Elizabeth Gilbert sits with Tim Ferriss to talk about the Celtic prayer of approach, two-way prayer, the stewardship of self — and why relaxation, not resilience, might be the real revolution.
“I bring an undefended heart to our meeting place. I will not negotiate by withholding, I am not subject to disappointment. I have no cherished outcome.”
“That poem and that spirit is the foundational agreement of all my friendships, and I say those words, ‘I have no cherished outcome,’ a lot to my friends.”
“Sometimes the only way you find out you had a cherished outcome is when you didn’t get it.” The hurt, the resentment, the feeling excluded — that’s the data.
“Almost the minute a relationship becomes romantic, I have a list as long as my arm of cherished outcomes.” Friendship is the easier classroom; love is the harder one.
“Write to yourself the words that you most wish that somebody would say to you.”
“Dear love, what would you have me know today?” Then put the pen down and listen. Most prayer is one-way; this practice is two-way.

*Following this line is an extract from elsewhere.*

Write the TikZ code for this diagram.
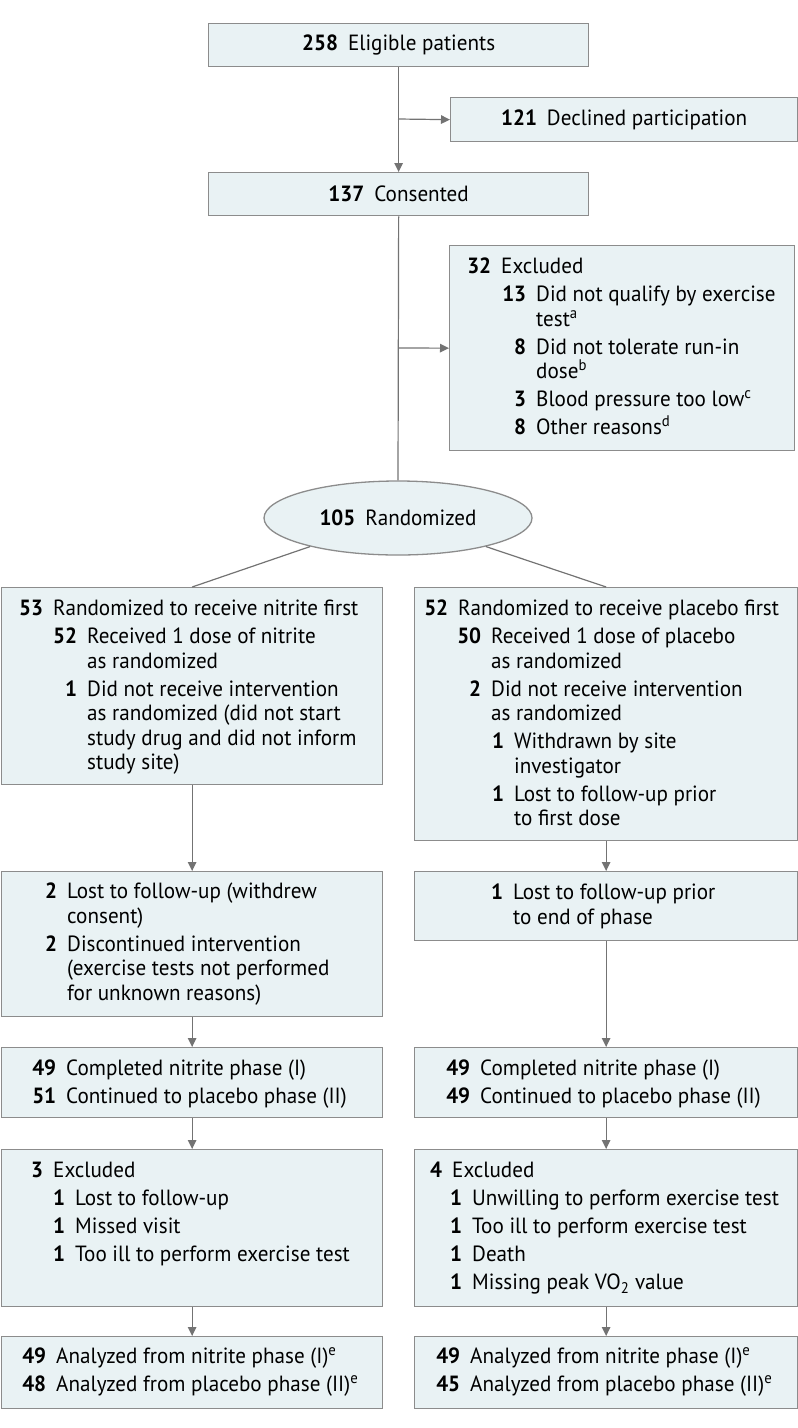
\documentclass[tikz,border=0pt]{standalone}
\usepackage{fontspec}
\setmainfont{PT Sans}[FakeStretch=0.96]
\usetikzlibrary{shapes.geometric,arrows.meta}
\definecolor{boxfill}{RGB}{233,242,244}
\definecolor{boxline}{RGB}{140,140,140}
\definecolor{conn}{RGB}{115,115,115}
\newlength\gapw \setlength\gapw{10pt}
\newcommand\fst[3]{\hbox{\hbox to #1{\hfil\bfseries #2}\hskip\gapw #3}}
\newcommand\itm[3]{\vskip 3.5pt\hbox{\hbox to #1{\hfil\bfseries #2}\hskip\gapw #3}}
\newcommand\cnt[2]{\hbox{\hskip #1\hskip\gapw #2}}
\tikzset{
  box/.style={draw=boxline, fill=boxfill, line width=1.3pt, inner sep=0pt, anchor=north west},
  cbox/.style={draw=boxline, fill=boxfill, line width=1.3pt, inner sep=0pt, anchor=north west,
    font=\fontsize{22}{24.5}\selectfont, align=center},
  oval/.style={ellipse, draw=boxline, fill=boxfill, line width=1.3pt, inner sep=0pt,
    minimum width=268pt, minimum height=74pt, font=\fontsize{22}{24.5}\selectfont},
  txt/.style={anchor=base west, inner sep=0pt, font=\fontsize{22}{24.5}\selectfont},
  line/.style={draw=conn, line width=1.2pt},
  arr/.style={draw=conn, line width=1.2pt, -{Triangle[length=9pt,width=8.5pt]}}
}
\begin{document}
\begin{tikzpicture}[x=1pt,y=-1pt]
\useasboundingbox (0,0) rectangle (798,1428);

% top boxes
\node[cbox, minimum width=380pt, minimum height=43pt] (elig) at (208,23)
  {\textbf{258}\hskip\gapw Eligible patients};
\node[cbox, minimum width=347pt, minimum height=44pt] (decl) at (450,97)
  {\textbf{121}\hskip\gapw Declined participation};
\node[cbox, minimum width=380pt, minimum height=43pt] (cons) at (208,172)
  {\textbf{137}\hskip\gapw Consented};
\node[box, minimum width=345pt, minimum height=205pt] (excl) at (449,245) {};
\node[txt] (exclt) at ([yshift=-28.5pt]excl.north west) {\vtop{%
  \fst{42pt}{32}{Excluded}
  \itm{77pt}{13}{Did not qualify by exercise}
  \cnt{77pt}{test\textsuperscript{a}}
  \itm{77pt}{8}{Did not tolerate run-in}
  \cnt{77pt}{dose\textsuperscript{b}}
  \itm{77pt}{3}{Blood pressure too low\textsuperscript{c}}
  \itm{77pt}{8}{Other reasons\textsuperscript{d}}}};

\node[oval] (rand) at (398,518) {\textbf{105}\hskip\gapw Randomized};

% randomized arms
\node[box, minimum width=381pt, minimum height=197pt] (A) at (1,587) {};
\node[txt] (At) at ([yshift=-28.5pt]A.north west) {\vtop{%
  \fst{42pt}{53}{Randomized to receive nitrite first}
  \itm{76pt}{52}{Received 1 dose of nitrite}
  \cnt{76pt}{as randomized}
  \itm{76pt}{1}{Did not receive intervention}
  \cnt{76pt}{as randomized (did not start}
  \cnt{76pt}{study drug and did not inform}
  \cnt{76pt}{study site)}}};

\node[box, minimum width=383pt, minimum height=253pt] (B) at (414,587) {};
\node[txt] (Bt) at ([yshift=-28.5pt]B.north west) {\vtop{%
  \fst{34pt}{52}{Randomized to receive placebo first}
  \itm{67pt}{50}{Received 1 dose of placebo}
  \cnt{67pt}{as randomized}
  \itm{67pt}{2}{Did not receive intervention}
  \cnt{67pt}{as randomized}
  \itm{90pt}{1}{Withdrawn by site}
  \cnt{90pt}{investigator}
  \itm{90pt}{1}{Lost to follow-up prior}
  \cnt{90pt}{to first dose}}};

\node[box, minimum width=381pt, minimum height=145pt] (C) at (1,871) {};
\node[txt] (Ct) at ([yshift=-27.5pt]C.north west) {\vtop{%
  \fst{56pt}{2}{Lost to follow-up (withdrew}
  \cnt{56pt}{consent)}
  \itm{56pt}{2}{Discontinued intervention}
  \cnt{56pt}{(exercise tests not performed}
  \cnt{56pt}{for unknown reasons)}}};

\node[box, minimum width=383pt, minimum height=69pt] (D) at (414,871) {};
\node[txt] (Dt) at ([yshift=-28.5pt]D.north west) {\vtop{%
  \fst{89pt}{1}{Lost to follow-up prior}
  \cnt{89pt}{to end of phase}}};

\node[box, minimum width=381pt, minimum height=70pt] (E) at (1,1047) {};
\node[txt] (Et) at ([yshift=-28.5pt]E.north west) {\vtop{%
  \fst{55pt}{49}{Completed nitrite phase (I)}
  \itm{55pt}{51}{Continued to placebo phase (II)}}};

\node[box, minimum width=383pt, minimum height=70pt] (F) at (414,1047) {};
\node[txt] (Ft) at ([yshift=-28.5pt]F.north west) {\vtop{%
  \fst{56pt}{49}{Completed nitrite phase (I)}
  \itm{56pt}{49}{Continued to placebo phase (II)}}};

\node[box, minimum width=381pt, minimum height=157pt] (G) at (1,1149) {};
\node[txt] (Gt) at ([yshift=-28.5pt]G.north west) {\vtop{%
  \fst{42pt}{3}{Excluded}
  \itm{64pt}{1}{Lost to follow-up}
  \itm{64pt}{1}{Missed visit}
  \itm{64pt}{1}{Too ill to perform exercise test}}};

\node[box, minimum width=383pt, minimum height=157pt] (H) at (414,1149) {};
\node[txt] (Ht) at ([yshift=-28.5pt]H.north west) {\vtop{%
  \fst{28pt}{4}{Excluded}
  \itm{48pt}{1}{Unwilling to perform exercise test}
  \itm{48pt}{1}{Too ill to perform exercise test}
  \itm{48pt}{1}{Death}
  \itm{48pt}{1}{Missing peak VO\textsubscript{2} value}}};

\node[box, minimum width=381pt, minimum height=72pt] (I) at (1,1336) {};
\node[txt] (It) at ([yshift=-27.5pt]I.north west) {\vtop{%
  \fst{45pt}{49}{Analyzed from nitrite phase (I)\textsuperscript{e}}
  \itm{45pt}{48}{Analyzed from placebo phase (II)\textsuperscript{e}}}};

\node[box, minimum width=383pt, minimum height=72pt] (J) at (414,1336) {};
\node[txt] (Jt) at ([yshift=-27.5pt]J.north west) {\vtop{%
  \fst{46pt}{49}{Analyzed from nitrite phase (I)\textsuperscript{e}}
  \itm{46pt}{45}{Analyzed from placebo phase (II)\textsuperscript{e}}}};

% connectors
\coordinate (b1) at (398,119);
\coordinate (b2) at (398,348);
\draw[arr] (elig.south) -- (cons.north);
\draw[arr] (b1) -- (decl.west);
\draw[line] (cons.south) -- (rand.north);
\draw[arr] (b2) -- (excl.west);
\draw[line] (rand.198) -- (A.north);
\draw[line] (rand.342) -- (B.north);
\draw[arr] (A.south) -- (C.north);
\draw[arr] (B.south) -- (D.north);
\draw[arr] (C.south) -- (E.north);
\draw[arr] (D.south) -- (F.north);
\draw[arr] (E.south) -- (G.north);
\draw[arr] (F.south) -- (H.north);
\draw[arr] (G.south) -- (I.north);
\draw[arr] (H.south) -- (J.north);
\end{tikzpicture}
\end{document}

“My love. My child. My sweetheart.” No improvement plan, no homework, no “but.” Whatever your inner critic would never call you — that’s the doorway.
Stop asking how you feel about yourself — that calls in every old verdict. Ask how you feel toward yourself. About hands the mic to your inner judge. Toward invites a friendly observer.
“What if it is just you writing to yourself from a kinder voice within you? Wouldn’t that be worthy enough to be slightly life-changing?”
“Martial artists know that the most relaxed person in conflict wins. Athletes, artists, actors — they all know it. Relaxation is where the flow happens.”
Stewardship over self — the same care a parent gives a child, turned inward. Honest “I” statements, no villains, no diagnoses. Not everybody’s entitled to have you in their life. The inbox test: the reason it’s been sitting there isn’t that you’re too busy — it’s that you don’t care.
Four or five things. That’s it. Everything else, including most of your inbox, falls under “I don’t care” — said without guilt, said as a fact.
A felt connection to something larger. Letters from love. Two-way prayer. Whatever quiets the part of you that thinks your output is the point.
Not a softer woman. A more dangerous one — because she’s no longer leaking force trying to be everything to everyone. Relaxed people don’t lose. They flow.
“When we’ve got something for you to do, you’ll be notified. Until then — rest.”